Last week, I wrote about diagnosing flickers and it made me think about one of the simpler things homeowners can do in terms of electrical work: replacing your light switch. It’s something that shouldn’t come up too often but it is both important and a relatively easy for a novice to take on. You’ll want to have the following items when you go about replacing the switch:
- New Switch
- A Screwdriver (Multi-head may be needed)
- Circuit Tester
- New Switch Cover (optional)
Of course, working with electricity always carries an inherent risk, but replacing your switch cover keeps you relatively far from any risky wires and currents. Still, as always, the first thing to do is go to your electric panel and turn the breaker sending a current to that area to the Off position. Go upstairs afterwards and flick the switch to make sure it doesn’t work, ensuring you turned off the right breaker. Unscrew and remove the cover plate before unscrewing and pulling out the old switch. While doing this, be weary of the wiring and be careful not to pull it out too much or crack the wires.

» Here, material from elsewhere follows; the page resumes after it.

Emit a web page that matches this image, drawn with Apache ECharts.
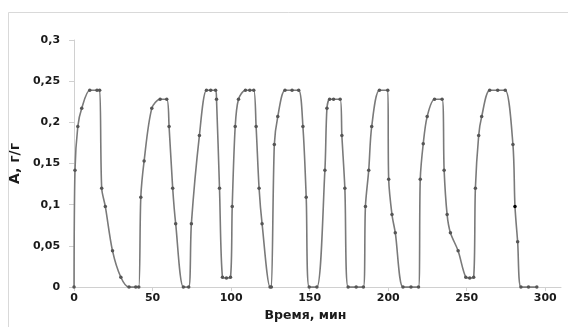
<!DOCTYPE html>
<html><head><meta charset="utf-8">
<script src="https://cdn.jsdelivr.net/npm/echarts@6/dist/echarts.min.js"></script>
<style>html,body{margin:0;padding:0;background:#fff}#c{width:568px;height:327px}</style>
</head><body><div id="c"></div>
<script>
const times = [0,0.6,2.4,4.9,10,14.6,16.3,17.6,19.9,24.5,29.8,35,39.3,41.2,42.5,44.6,49.5,54.8,59,60.5,62.8,64.7,69.6,73,74.7,79.8,84.3,87,90.1,90.7,92.6,94.5,97,99.6,100.7,102.6,104.7,109.1,111.9,114.4,115.9,117.8,119.7,124.8,125.6,127.5,129.7,134.3,138.8,143,145.7,147.8,149.7,154.6,159.7,161,162.7,165.2,169.4,170.5,172.4,174.5,179.6,184.2,185.5,187.6,189.5,194.4,199.7,200.3,202.4,204.5,209.4,214.5,219.3,220.4,222.3,224.8,229.5,234.3,235.6,237.5,239.6,244.5,249.4,251.9,254.4,255.5,257.6,259.5,264.6,269.7,274.5,279.4,280.7,282.4,284.5,289.3,294.6];
const values = [0,0.142,0.195,0.217,0.239,0.239,0.239,0.12,0.098,0.044,0.012,0,0,0,0.109,0.153,0.217,0.228,0.228,0.195,0.12,0.077,0,0,0.077,0.184,0.239,0.239,0.239,0.228,0.12,0.012,0.011,0.012,0.098,0.195,0.228,0.239,0.239,0.239,0.195,0.12,0.077,0,0,0.173,0.207,0.239,0.239,0.239,0.195,0.109,0,0,0.142,0.217,0.228,0.228,0.228,0.184,0.12,0,0,0,0.098,0.142,0.195,0.239,0.239,0.131,0.088,0.066,0,0,0,0.131,0.174,0.207,0.228,0.228,0.142,0.088,0.066,0.044,0.012,0.011,0.012,0.12,0.184,0.207,0.239,0.239,0.239,0.173,0.098,0.055,0,0,0];
const xTicks = [0,50,100,150,200,250,300];
const yTicks = [0,0.05,0.1,0.15,0.2,0.25,0.3];
const xTitle = 'Время, мин';
const yTitle = 'A, г/г';

const fmt = v => String(+v.toFixed(2)).replace('.', ',');
const data = times.map((t,i) => {
  const item = {value:[t, values[i]]};
  if (i === 94) item.itemStyle = {color:'#000'};
  return item;
});
const font = {fontFamily:'DejaVu Sans', fontWeight:'bold', fontSize:11, color:'#1a1a1a'};
const chart = echarts.init(document.getElementById('c'), null, {renderer:'canvas'});
chart.setOption({
  animation:false,
  backgroundColor:'#fff',
  graphic:[{type:'rect', shape:{x:8.5,y:12.5,width:700,height:500}, style:{fill:'none', stroke:'#d9d9d9', lineWidth:1}, silent:true, z:-1}],
  grid:{left:73, right:7, top:40, bottom:39},
  xAxis:{type:'value', min:0, max:310, interval:50,
    name:xTitle, nameLocation:'middle', nameGap:18, nameTextStyle:Object.assign({}, font, {fontSize:12.5, padding:[0,24,0,0]}),
    axisLine:{lineStyle:{color:'#d0d0d0', width:1}},
    axisTick:{show:true, length:4, lineStyle:{color:'#d0d0d0'}, customValues:xTicks},
    axisLabel:Object.assign({}, font, {margin:6, customValues:xTicks, formatter:v=>String(v)}),
    splitLine:{show:false}},
  yAxis:{type:'value', min:0, max:0.3, interval:0.05,
    name:yTitle, nameLocation:'middle', nameGap:43, nameRotate:90, nameTextStyle:Object.assign({}, font, {fontSize:14}),
    axisLine:{show:true, lineStyle:{color:'#d0d0d0', width:1}},
    axisTick:{show:true, length:5, lineStyle:{color:'#d0d0d0'}},
    axisLabel:Object.assign({}, font, {margin:14, formatter:v=>fmt(v)}),
    splitLine:{show:false}},
  series:[{type:'line', data:data, smooth:0.3,
    symbol:'circle', symbolSize:3.5, showSymbol:true,
    lineStyle:{color:'#7a7a7a', width:1.6},
    itemStyle:{color:'#555'}}]
});
</script></body></html>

Be on the look out for black wires, which should either be uniformly black or should be marked by black electrical tape. (On occasion of a lazy electrician, the wire connected will be an unmarked white wire, which you can fix by simply wrapping the end of the wire with black electric tape.) Disconnect these black wires to fully remove the old switch while leaving any white, green or copper wires alone. (You might want to also mark which black wire goes to which terminal with markers or tape.) Grab your new switch and connect the black wires to the brass terminals on the backside of the new switch and put it in the exact same space as the old switch. Screw the box back into the space and then screw the cover plate back over it. Switch the breaker back on and test it to be sure.
A fun thing to do, as part of this whole rigmarole, is paint or add a design to your cover plate. It’s especially a fun activity to do with kids who will respond better to bold, unique colors; it will keep them occupied while you are completing the task. The entire task, not including the buying of the new switch, should take you less than an hour. And be sure to test your circuit to make sure that the switch is the problem, if this replacement is in response to a light not working. When it comes to electrical work, the reasons for currents being interrupted are myriad.